Tempat pemutaran film di tanah air terdiri atas 82 persen jaringan bioskop 21/XXI, 10 persen bioskop Blitz, dan delapan persen merupakan tempat pemutaran alternatif. Namun, dari jumlah totalnya itu film nasional baru mengisi kuota 26 persen layar dan 24 persen jam tayang. Sisanya untuk menayangkan film impor.
"Berdasarkan data-data itu, dapat saya analisis bahwa film nasional bisa ditingkatkan dengan sistem peredaran yang lebih baik dari sistem yang sekarang. Serta, tentu kebijakan yang jelas memihak pada film nasional," pungkasnya.
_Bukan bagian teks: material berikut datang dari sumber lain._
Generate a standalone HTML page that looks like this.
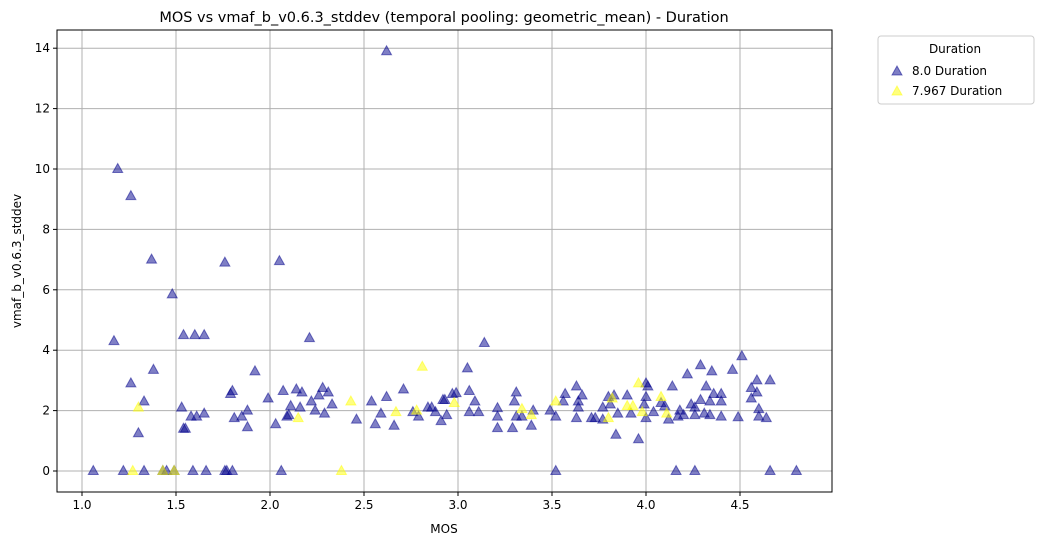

Menurut Abduh Aziz, pekerja film dan anggota Dewan Kesenian Jakarta, pemerintah wajib berpihak. Keberpihakan pemerintah ditunjukkan dengan menjadi fasilitator persaingan yang adil.
Kewajiban pemerintah tersebut sudah diatur dalam UU No. 33/2009 yang telah disahkan Presiden RI sejak tahun 2009. "Pemerintah perlu mengawal lingkungan yang adil, harus ada semacam perlindungan terhadap pelaku industri film lokal dari persaingan pasar bebas. Itu sudah domain negara," kata Abduh.
Ditambah lagi bioskop kita belum mampu menjangkau pelosok seluruh pulau di Indonesia. Saat ini di Indonesia terdapat 162 bioskop dengan sebanyak 721 layar. Meski demikian, persebaran bioskop tidak merata pula.
Tercatat 79,63 persen bioskop berada di Pulau Jawa, 7,41 persen di Pulau Sumatra, 4,94 persen di Pulau Kalimantan, 3,09 persen di Pulau Sulawesi, dan 0,5 - 2,5 persen di Pulau Bali, Kepulauan Riau, dan Maluku. Pulau-pulau lainnya tidak punya bioskop.
Semua orang memiliki kesempatan yang sama menonton film, tapi dari persebaran populasi 13 persen penduduk saja yang memiliki akses ke bioskop.